»Keine eindeutigen Rückschlüsse«
Hungen/Gießen (bac). Seit einem Jahr müssen sich Olaf C. und Robert S. vor der fünften großen Strafkammer des Landgerichts Gießen wegen Mordes verantworten. Sie werden beschuldigt, Daniel M., einen gemeinsamen Bekannten, im November 2016 in einer Hofreite in Bellersheim erschossen und die Leiche beseitigt zu haben. Wer allerdings die tödlichen Schüsse abgegeben hat, das ist bis heute ungeklärt, denn die beiden Angeklagten beschuldigen sich gegenseitig, die Tat begangen zu haben.
Da auch die Leiche des Getöteten bis heute fehlt, kann sich die Anklage im Prozess um den sogenannten Mord ohne Leiche lediglich auf Indizien stützen. Entsprechend zähflüssig ist die Beweisaufnahme, und ein Ende ist noch nicht in Sicht.
Am gestrigen Dienstag wurde auf Antrag der Verteidigung erneut eine Sachverständige aus dem Landeskriminalamt in Wiesbaden befragt. Die Expertin sollte der Frage nachgehen, ob man anhand der Menge an Schmauchpartikeln auf einem sichergestellten T-Shirt feststellen kann, ob der Träger dieses Shirts selbst geschossen hat.
Im Rahmen der Ermittlungen wurden Bekleidungsstücke und ein Paar Lederhandschuhe sichergestellt, die Olaf C., dem älteren der beiden Angeklagten gehören, die aber von Robert S. aufbewahrt wurden. Mit diesen Beweisstücken hatte Robert S. den anderen Beschuldigten angeblich erpresst und sich damit sein Schweigen erkauft.

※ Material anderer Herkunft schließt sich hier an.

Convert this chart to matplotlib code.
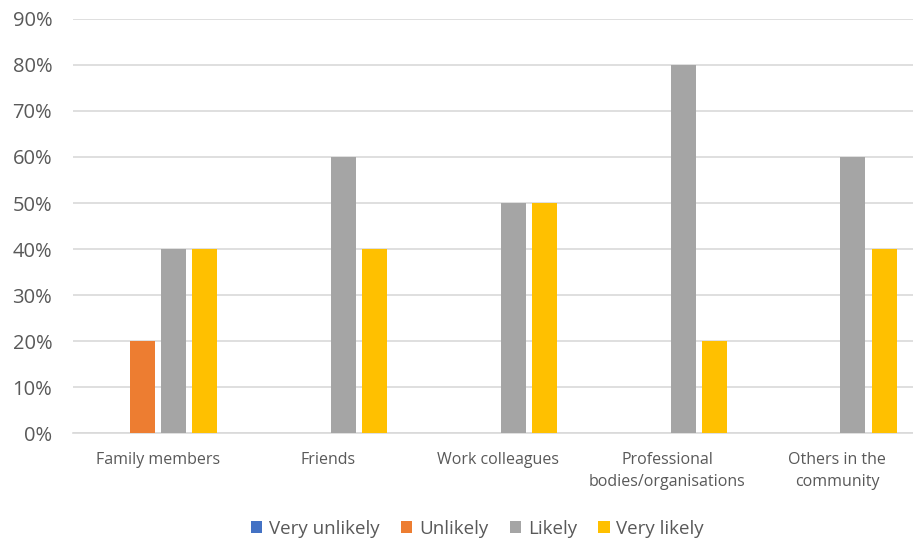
import numpy as np
import matplotlib.pyplot as plt
from matplotlib.ticker import PercentFormatter

plt.rcParams['font.family'] = ['Open Sans', 'DejaVu Sans']

categories = ["Family members", "Friends", "Work colleagues",
              "Professional\nbodies/organisations", "Others in the\ncommunity"]
series = ["Very unlikely", "Unlikely", "Likely", "Very likely"]
very_unlikely = [0.0, 0.0, 0.0, 0.0, 0.0]
unlikely = [0.20, 0.0, 0.0, 0.0, 0.0]
likely = [0.40, 0.60, 0.50, 0.80, 0.60]
very_likely = [0.40, 0.40, 0.50, 0.20, 0.40]
colors = ["#4472C4", "#ED7D31", "#A5A5A5", "#FFC000"]

fig = plt.figure(figsize=(9.13, 5.41), dpi=100)
# plot area runs a little past the right edge of the canvas
ax = fig.add_axes([0.080, 0.1996, 0.930, 0.7653])

x = np.arange(len(categories))
step = 0.184
width = 0.147
for j, (name, vals) in enumerate(zip(series, [very_unlikely, unlikely, likely, very_likely])):
    ax.bar(x + (j - 1.5) * step, vals, width, color=colors[j], label=name, zorder=3)

ax.set_xlim(-0.5, len(categories) - 0.5)
ax.set_ylim(0, 0.9)
ax.set_yticks(np.arange(0, 0.91, 0.1))
ax.yaxis.set_major_formatter(PercentFormatter(1.0, decimals=0))
ax.grid(axis="y", color="#D9D9D9", lw=1.2, zorder=0)
ax.set_xticks(x)
ax.set_xticklabels(categories, fontsize=11.5, color="#595959", linespacing=1.5)
ax.tick_params(axis="y", labelsize=14.5, labelcolor="#595959", length=0, pad=15)
ax.tick_params(axis="x", length=0, pad=14)
for s in ["top", "right", "left"]:
    ax.spines[s].set_visible(False)
ax.spines["bottom"].set_color("#D9D9D9")
ax.spines["bottom"].set_linewidth(1.2)

fig.legend(loc="lower center", bbox_to_anchor=(0.523, -0.025), ncol=4, frameon=False,
           fontsize=13.5, labelcolor="#595959", handlelength=0.6, handleheight=0.6,
           handletextpad=0.35, columnspacing=1.15)

fig.savefig("out.png", dpi=100)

Auf einem T-Shirt wurden Blutspuren des Opfers und Schmauchspuren an den Ärmelbündchen gefunden. Auch auf den Handschuhen wurden Spuren gesichert. Hier fand man sowohl Schmauchspuren als auch die DNA des Älteren.
Dafür hatte Olaf C. in einem früheren Prozesstag folgende Erklärung: Robert S. habe geschossen. Allerdings habe dieser unter den Lederhandschuhen Latexhandschuhe getragen, sodass keine DNA von ihm dort zu finden war. Nach dem Mord habe Robert S. ihn gezwungen, die Handschuhe anzuziehen.
Angeklagte bitten um Bedenkzeit
Die Sachverständige erklärte am Dienstag, dass man deutliche Spuren an den Handschuhen gefunden habe, jedoch nur wenige an jenen Ärmelbündchen. Daraus ließen sich aber keine eindeutigen Rückschlüsse ziehen. Bei einer Schussabgabe spielten zudem viele Faktoren eine Rolle, die heute nicht mehr rekonstruierbar seien. Von daher musste die Expertin eine eindeutige Antwort schuldig bleiben.
Um etwas mehr Licht in den Vorgang um die Handschuhe zu bringen, fragte Oberstaatsanwalt Thomas Hauburger schließlich die beiden Angeklagten, ob sie die Handschuhe noch einmal anziehen würden. Die beiden Männer baten nach Rücksprache mit ihren Anwälten um Bedenkzeit bis zum nächsten Prozesstag, der in der kommenden Woche stattfinden soll.